Ailes, who remains chairman of Fox News, will report to both Murdoch and the mogul's second in command, News Corp. President Peter Chernin. Ailes said he and Chernin talked at length Monday afternoon and planned to meet soon for dinner.
"Roger is the best television executive in the industry today, both in understanding what viewers want and in building successful TV operations," Chernin said in a statement. "He has my unqualified respect, trust and admiration."
News Corp. owns stations in the nation's major markets, including two in Los Angeles, New York and Chicago. In Los Angeles, it owns KTTV-TV Channel 11, the Fox station, and KCOP-TV Channel 13, the UPN affiliate.
Ailes also will be in charge of Twentieth Television, the Los Angeles-based unit that produces and distributes original syndicated programming. In the past, that unit has struggled to come up with successful shows.
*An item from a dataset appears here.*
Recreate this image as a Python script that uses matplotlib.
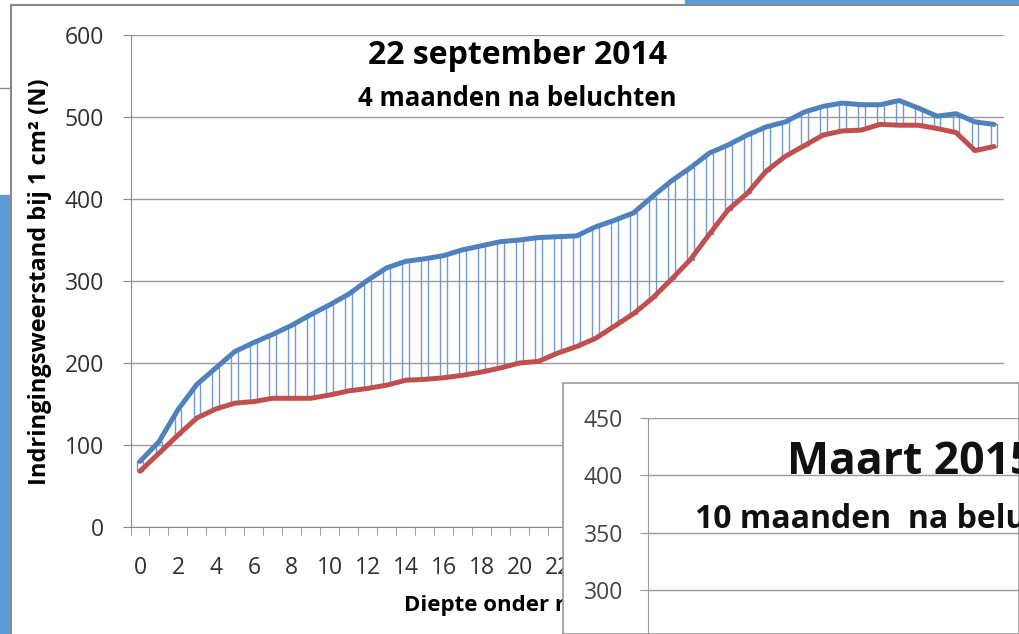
import numpy as np
import matplotlib
matplotlib.use('Agg')
import matplotlib.pyplot as plt
from matplotlib.patches import Rectangle
from matplotlib.transforms import Bbox, TransformedBbox

plt.rcParams['font.family'] = ['Open Sans', 'DejaVu Sans']

# diepte (cm) en indringingsweerstand (N)
depth = list(range(46))
blue = [80, 104, 143, 174, 194, 214, 225, 235, 246, 259, 271, 284, 301, 316, 324,
        327, 331, 338, 343, 348, 350, 353, 354, 355, 366, 374, 383, 403, 422, 438,
        456, 466, 478, 488, 494, 506, 513, 517, 515, 515, 520, 511, 501, 504, 494, 491]
red = [68, 90, 112, 133, 144, 151, 153, 157, 157, 157, 161, 166, 169, 173, 179,
       180, 182, 185, 189, 194, 200, 202, 212, 220, 230, 245, 260, 279, 302, 326,
       357, 387, 407, 434, 452, 465, 478, 483, 484, 491, 490, 490, 486, 481, 459, 464]
xtick_labels = [str(d) for d in depth if d % 2 == 0]
yticks = [0, 100, 200, 300, 400, 500, 600]
yticks2 = [300, 350, 400, 450]

W, H = 1019, 634
fig = plt.figure(figsize=(W / 100, H / 100), dpi=100)

def fx(px):
    return px / W

def fy(py):
    return 1 - py / H

# achtergrond / vensterranden
fig.patches.append(Rectangle((0, 0), fx(10), fy(195), transform=fig.transFigure,
                             color='#5B9BD5', zorder=0))
fig.patches.append(Rectangle((fx(685), fy(3)), 1, 1, transform=fig.transFigure,
                             color='#5B9BD5', zorder=0))
fig.add_artist(plt.Line2D([fx(11), fx(11)], [0, fy(5)], color='#8a8a8a', lw=1.5))
fig.add_artist(plt.Line2D([fx(11), 1], [fy(5), fy(5)], color='#8a8a8a', lw=1.5))
fig.add_artist(plt.Line2D([0, fx(10)], [fy(88), fy(88)], color='#8a8a8a', lw=1))

# alles links van de tweede grafiek
left_clip = TransformedBbox(Bbox([[0, 0], [fx(563), 1]]), fig.transFigure)

# hoofdgrafiek
ax = fig.add_axes([fx(130.5), fy(527), fx(873), 492 / H])
x = np.array(depth)
b = np.array(blue)
r = np.array(red)
ax.bar(x, b - r, bottom=r, width=0.36, facecolor='none',
       edgecolor='#6E9BD6', linewidth=1, zorder=2)
ax.plot(x, red, color='#C0504D', lw=3.6, zorder=3, solid_capstyle='round')
ax.plot(x, blue, color='#4F81BD', lw=3.6, zorder=4, solid_capstyle='round')

ax.set_xlim(-0.5, 45.5)
ax.set_ylim(0, 600)
ax.set_yticks(yticks)
ax.grid(axis='y', color='#9a9a9a', lw=1)
ax.set_axisbelow(True)
for s in ['top', 'right']:
    ax.spines[s].set_visible(False)
for s in ['left', 'bottom']:
    ax.spines[s].set_color('#8a8a8a')
ax.tick_params(axis='y', length=6, color='#8a8a8a', pad=13, labelsize=16.5,
               labelcolor='#303030')
ax.set_xticks([d for d in depth if d % 2 == 0])
ax.set_xticklabels(xtick_labels)
ax.set_xticks(np.arange(-0.5, 46, 1), minor=True)
ax.tick_params(axis='x', which='major', length=0, pad=21, labelsize=16.5,
               labelcolor='#303030')
ax.tick_params(axis='x', which='minor', length=6, color='#8a8a8a')
for lbl in ax.get_xticklabels():
    lbl.set_clip_box(left_clip)
    lbl.set_clip_on(True)

fig.text(fx(518), fy(56), '22 september 2014', ha='center', va='center',
         fontsize=23, fontweight='bold')
fig.text(fx(517), fy(98), '4 maanden na beluchten', ha='center', va='center',
         fontsize=18.5, fontweight='bold')
fig.text(fx(40), fy(282), 'Indringingsweerstand bij 1 cm² (N)', rotation=90,
         ha='center', va='center', fontsize=17, fontweight='bold')
xl = fig.text(fx(404), fy(606), 'Diepte onder maaiveld (cm)', ha='left',
              va='center', fontsize=16, fontweight='bold')
xl.set_clip_box(left_clip)
xl.set_clip_on(True)

# tweede grafiek (overlappend)
panel = fig.add_axes([fx(563), 0, fx(W - 563), (H - 383) / H], zorder=5)
panel.set_xticks([])
panel.set_yticks([])
panel.set_facecolor('white')
for s in panel.spines.values():
    s.set_color('#9a9a9a')
    s.set_linewidth(1.2)

ax2 = fig.add_axes([fx(648), 0, fx(W - 648) + 0.01, (H - 418) / H], zorder=6)
ax2.set_facecolor('none')
ax2.set_ylim(261.5, 450)
ax2.set_xlim(0, 1)
ax2.set_yticks(yticks2)
ax2.set_xticks([])
ax2.grid(axis='y', color='#9a9a9a', lw=1)
for s in ['top', 'right', 'bottom']:
    ax2.spines[s].set_visible(False)
ax2.spines['left'].set_color('#9a9a9a')
ax2.tick_params(axis='y', length=6, color='#9a9a9a', pad=12, labelsize=16.5,
                labelcolor='#444444')
ax2.text(fx(787), fy(462), 'Maart 2015', transform=fig.transFigure, ha='left',
         va='center', fontsize=32, fontweight='bold', color='#111111')
ax2.text(fx(695), fy(520), '10 maanden  na beluchten', transform=fig.transFigure,
         ha='left', va='center', fontsize=23, fontweight='bold', color='#111111')

fig.savefig('out.png', dpi=100)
Last year, it canceled "On Air with Ryan Seacrest," the company's attempt to parlay his popularity hosting Fox's blockbuster "American Idol" into a daytime talk show.
Ailes also plans to bolster Fox's local news, a key contributor to advertising revenue. But, he said, he is aiming to push ratings, not political agendas.
"This job is not to be editorial in the newsroom," Ailes said. "The main thing is that I like to win. I want Fox News Channel to win, Fox Television stations to win and all of News Corp. to win."
Separately, News Corp. said in a regulatory filing that Chernin was awarded nonvoting shares valued at $7.22 million. Chernin, who signed a new employment agreement last year, received 422,188 shares of News Corp.'s Class A stock, according to the filing.
Roger Ailes
Hometown: Warren, Ohio
Age: 65
Title: Newly named chairman, Fox Television Stations. Retains position of chairman and chief executive, Fox News Channel.
Bio: Credited with building Fox News, which he joined in 1996, into a powerhouse 24-hour news channel. Previously ran CNBC, NBC's business news and talk network. Advised the presidential campaigns of George H.W. Bush, Ronald Reagan and Richard Nixon.